Essex was selected as a Success Regime area because of increasing financial deficits and repeated shortfalls against some of the national service targets.

A diagnostic review in December 2015 identified the main priorities for system-wide improvement

Some of the main points from the diagnostic review

The market town nature of Essex created five relatively small hospitals all providing a similar range of services for a population size that in other areas would be served by one or two hospitals.

This duplication is not only expensive; it is unsustainable in terms of clinical staffing. In several hospital specialties, including emergency care, clinical staffing levels do not reach nationally recommended standards.

There are national shortages of specialists, for example in emergency care, maternity and children’s services. There are also shortages in community nurses, social care workers and GPs. Essex has the added challenge of competing with the London job market.

One of the cost pressures common to all three hospitals is a higher than average spend on agency and locum staff in order to manage gaps in clinical rotas.

Between 2012/13 and 2015/16, the rise in A&E attendances was 4.6%, compared with the national average of 1.6%.

Similarly, emergency admissions increased by 3.9%, compared with a national average increase of 2.7%

The unprecedented rise in emergencies, while visible in crowded emergency departments, affects the whole hospital.

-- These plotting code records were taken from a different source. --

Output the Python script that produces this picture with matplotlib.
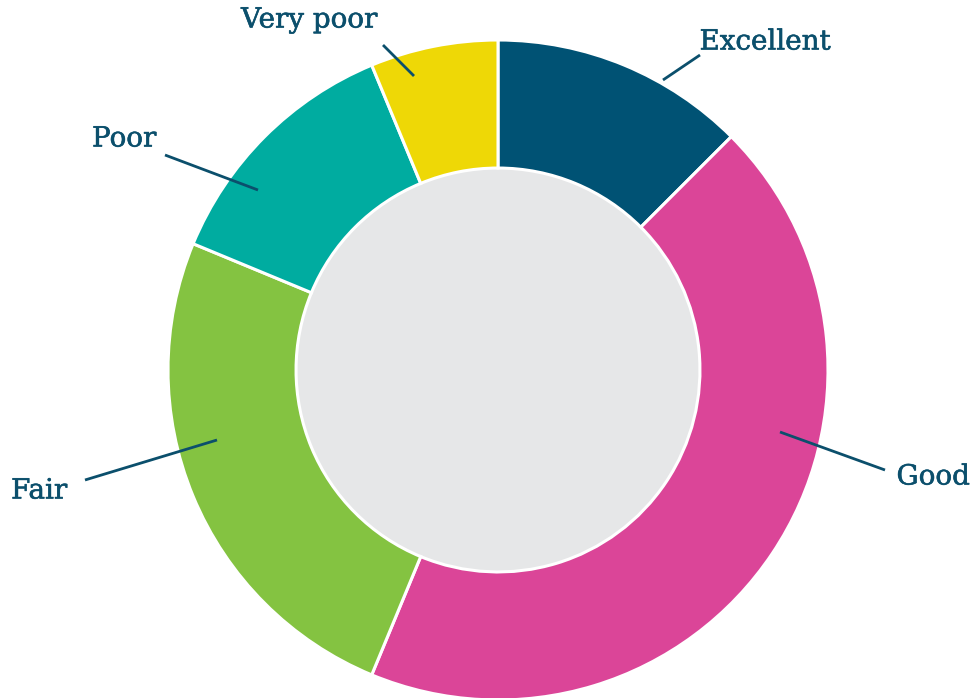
import matplotlib.pyplot as plt
import matplotlib.patheffects as pe
from matplotlib.patches import Circle

# ratings, share of responses (sixteenths)
labels = ["Excellent", "Good", "Fair", "Poor", "Very poor"]
values = [2, 7, 4, 2, 1]
colors = ["#005274", "#db4598", "#84c341", "#00aca0", "#eed806"]

text_color = "#0b4f6c"

W, H = 977, 698
CX, CY, R = 498, 370, 330


def px(x, y):
    # pixel position -> data units (centre at 0, radius 1)
    return ((x - CX) / R, (CY - y) / R)


# leader lines: (start on ring, end near text, text centre)
callouts = {
    "Excellent": ((663, 80), (700, 55), (765, 42)),
    "Good": ((780, 432), (885, 470), (933, 477)),
    "Fair": ((217, 440), (85, 480), (39, 491)),
    "Poor": ((258, 190), (165, 155), (124, 139)),
    "Very poor": ((414, 76), (383, 45), (309, 20)),
}

fig = plt.figure(figsize=(W / 100, H / 100), dpi=100)
ax = fig.add_axes([0, 0, 1, 1])

ax.add_patch(Circle((0, 0), 0.612, facecolor="#e6e7e8", edgecolor="none", zorder=0))
ax.pie(values, colors=colors, startangle=90, counterclock=False, radius=1,
       wedgeprops=dict(width=0.388, edgecolor="white", linewidth=2.2))

for name in labels:
    p0, p1, t = callouts[name]
    ax.plot(*zip(px(*p0), px(*p1)), color=text_color, lw=2.0, solid_capstyle="butt", zorder=5)
    ax.text(*px(*t), name, ha="center", va="center", color=text_color,
            fontsize=20, family="DejaVu Serif",
            path_effects=[pe.withStroke(linewidth=0.4, foreground=text_color)])

ax.set_xlim(-CX / R, (W - CX) / R)
ax.set_ylim(-(H - CY) / R, CY / R)
ax.set_aspect("equal")
ax.axis("off")

fig.savefig("out.png", dpi=100)
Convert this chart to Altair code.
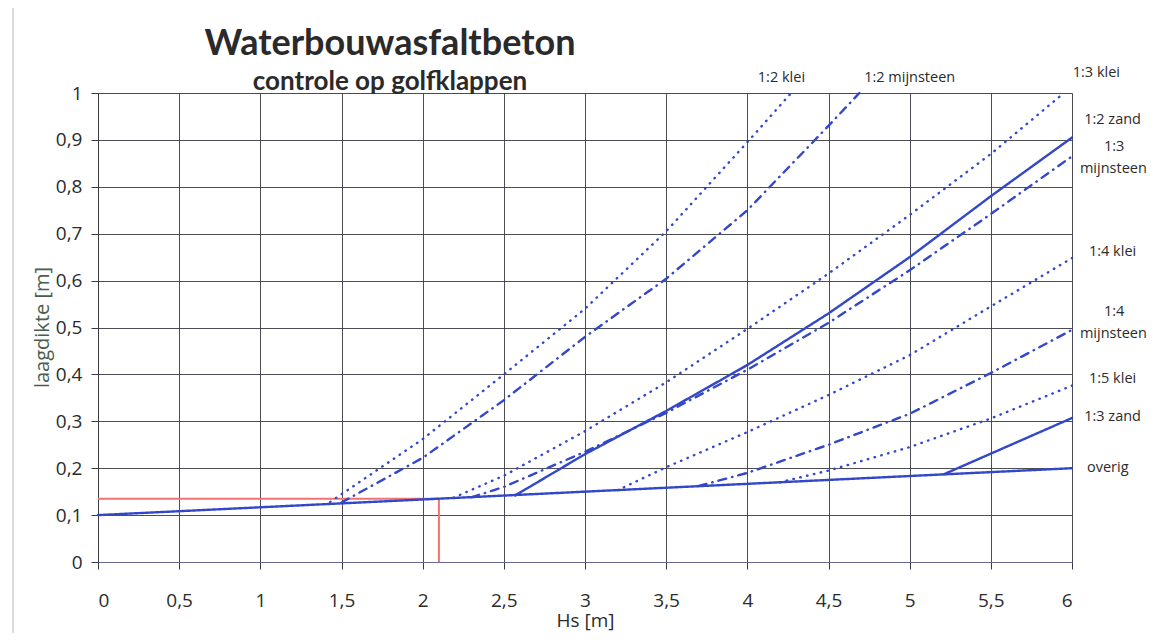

As more people come into A&E, more people are admitted, adding to pressures on wards, scans, tests and operations.

But, it’s not all about hospitals and A&E

The diagnostic review identified considerable potential to develop services in local communities that, based on national evidence, could avoid emergencies and hospital admissions.

Recommendations from the diagnostic review

The following top six areas for action were agreed on 1 March 2016:

• Address the clinical and financial sustainability of local hospitals

• Accelerate plans for changes in urgent and emergency care, in line with national recommendations

• Join up community-based services – GPs, primary, community, mental health and social care – around defined localities or hubs.

• Simplify commissioning, reduce workload and bureaucracy e.g.: reduce the number of contracts from over 350 to around 50.

• Develop a flexible workforce across disciplines, organisations and geographical boundaries.

• Improve information, IT and shared access to care records.